A lot of talk, little to show for it, is the accepted wisdom amongst most Israelis and Palestinians.
But Ms Rice is keen to point out that the peace process here has been stalled for years.
She cannot expect to solve the dispute in a matter of months, she says. Still, she insists some progress has been made.
"Israelis and Palestinians are interested in opening, not closing doors," she said.
Israeli Prime Minister Ehud Olmert and Palestinian National Authority President Mahmoud Abbas have agreed to meet every fortnight.
"To discuss humanitarian and security issues," says Ms Rice, but also providing an opportunity to explore what she calls "political horizons".
To many Palestinians this will seem like more frustrating diplo-speak, bringing them no closer to the dream of establishing their own independent state.
But Ms Rice says these meetings are necessary to build confidence between the two sides.

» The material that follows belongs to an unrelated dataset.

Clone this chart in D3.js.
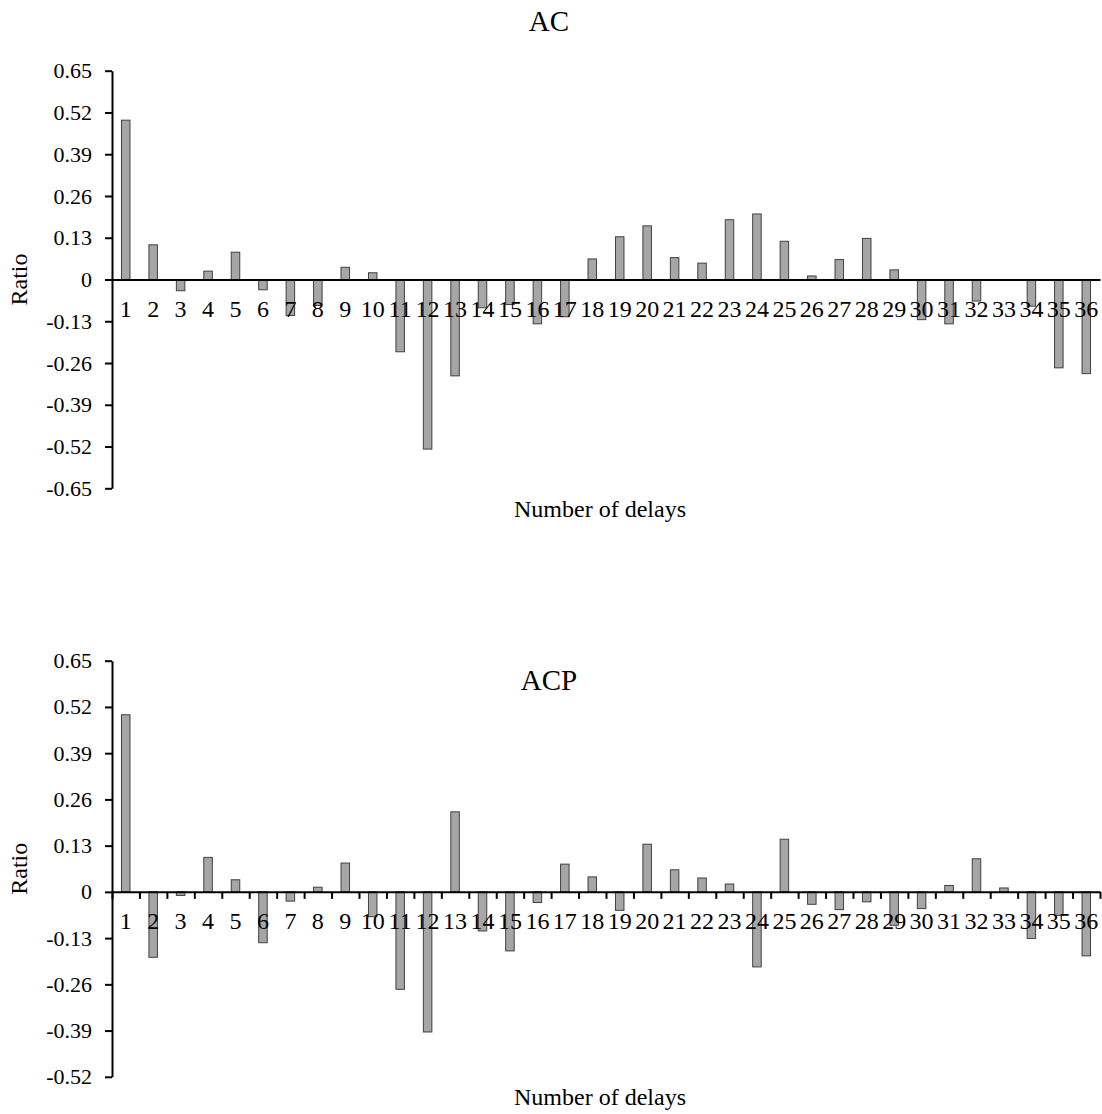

Some mutual trust must be restored, she believes, before Israelis and Palestinians can be ready to discuss the delicate details of a peace accord.
'Damage limitation exercise'
Rather less visionary was chief Palestinian negotiator Saeb Erekat's view of the visit.
The Riyadh summit is expected to focus on the Arab initiative
A "successful damage limitation exercise" was how he put it to me.
Mr Erekat said there had been concerns Israel would reduce contacts even with those Palestinians it views as moderate after they recently joined the Islamist Hamas movement in a unity government.
"Now, at least, we're still talking," said Mr Erekat.
During this latest Middle East tour, Ms Rice also called on Arab nations to normalise relations with the Jewish state as soon as possible.
She met the foreign ministers of Egypt, Jordan, Saudi Arabia and the United Arab Emirates at the weekend - ahead of an Arab summit in Riyadh, starting on Wednesday.
The summit is likely to focus on the so-called Arab initiative.
A land-for-peace proposal where Israel would withdraw from the land it occupied after the 1967 Arab-Israeli war, allowing a Palestinian state to be formed in Gaza and the West Bank, with East Jerusalem as its capital.
This done, Arab nations would recognise Israel.
But Ms Rice wants them to do so beforehand as an incentive to Israel to sit at the negotiating table.
Palestinian critics say Ms Rice has shown, once again, that she is a friend of Israel, not an honest broker in this process.
She has called on Arab states to recognise Israel - a demand made of the Palestinian government too, as well as a call to renounce violence and honour past peace accords.
What pressure is being exerted on Israel, and what do we get in return, many Palestinians ask.
Ms Rice insists no-one should doubt America's commitment to ending the conflict here.
She wants Arab states to believe her.
The US needs their help to stabilise Iraq and to isolate Iran.
In return, they have told the US it must engage dynamically - and fairly - in mediating between Israelis and Palestinians.